Richard Johnson, the fourth child and second son, accompanied his parents on their various removals, but spent the greater part of his youth in Mahaska county, Iowa. In early life he attended the subscription schools, but after the family established a home in Iowa he pursued his studies in the public schools. He remained with his father until nineteen years of age and was early trained to habits of industry and economy, which have proved of important use to him in the active affairs of life. On leaving home he married Eliza Nettler, a native of Vermont, who was reared, however, in Ohio. In 1849 she came with her parents to Iowa, where she formed the acquaintance of Mr. Johnson.

In 1854 our subject crossed the plains, making his way over the Missouri river at the present site of Omaha, although at that time there was not a single house at the place. The journey was made with ox teams, and after four months and twelve days spent upon the way the party arrived at Grizzly Flats, Eldorado county, California, where Mr. Johnson engaged in mining for three years. He then removed to the seashore, establishing a home in Sonoma county, where he engaged in farming and dairying. He followed that business for two years and on the expiration of that period went to San Francisco, where he boarded a steamer bound for Havana, Cuba. From the latter place he made his way to New Orleans, thence up the river to Keokuk, Iowa, and on to Mahaska county, where he secured an outfit with which he came to Kansas. His first home was in the southern part of the state, and from that point he returned to Missouri to spend the winter. In the spring of 1860 he Went to Colorado, visiting Denver when it contained only about five houses After a short time, however, he returned to Kansas, and on the 19th of July, 1860, purchased a farm in Nemaha township, Nemaha county. It was then a tract of unimproved land, but with characteristic energy he began its development and continued its cultivation for eleven years.
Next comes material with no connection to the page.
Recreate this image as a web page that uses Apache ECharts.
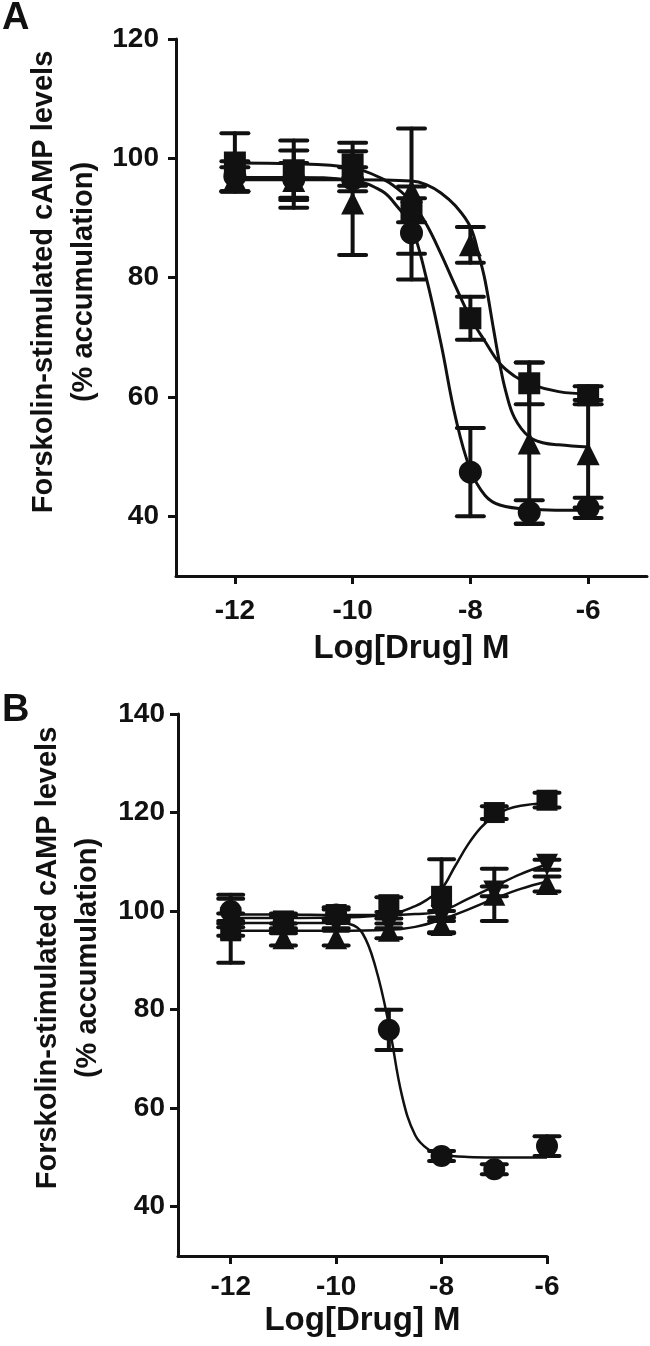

He then sold that property and purchased his present farm, which is one of the oldest developed farms in this section of the state. He has made here a very pleasant home and has continuously resided in Nemaha county, with the exception of one year which the family passed in California on account of his health. He is to-day the owner of eight hundred acres of valuable land, and, in connection with the cultivation of cereals best adapted to this climate, he feeds from two to three car-loads of cattle annually, which he himself markets in the city.

Unto Mr. and Mrs. Johnson have been born four children, two sons and two daughters: Pierce, who was born in Iowa and is now living in Nemaha county; Irvin, who was born in California and now assists his father in the operation of the home farm; Lydia M., the wife of Howard Thomson, of Nemaha; and Ella, wife of Frank Zimmerman. In the affairs of the county Mr. Johnson has taken an active interest, and his worth and ability have frequently occasioned his selection for public office. In 1869 he was elected to the state legislature, for two years served as county commissioner, for two years as sheriff and for twenty years as school director. In all these offices he has discharged his duties with marked ability and fidelity, laboring earnestly to promote the welfare of the community. His political support is given the Democracy, and he keeps well informed on the issues of the day. Since 1864 he has been connected with the Masonic fraternity, and became a charter member of the first lodge in Nemaha county. He was also at one time connected with the Royal Arch chapter. His sterling characteristics have been such as to enable him to make the most of opportunities, to conquer obstacles and to work his way steadily upward to the plane of affluence. He is one of the most substantial citizens of Nemaha county, and his possessions are a monument to his thrift and enterprise.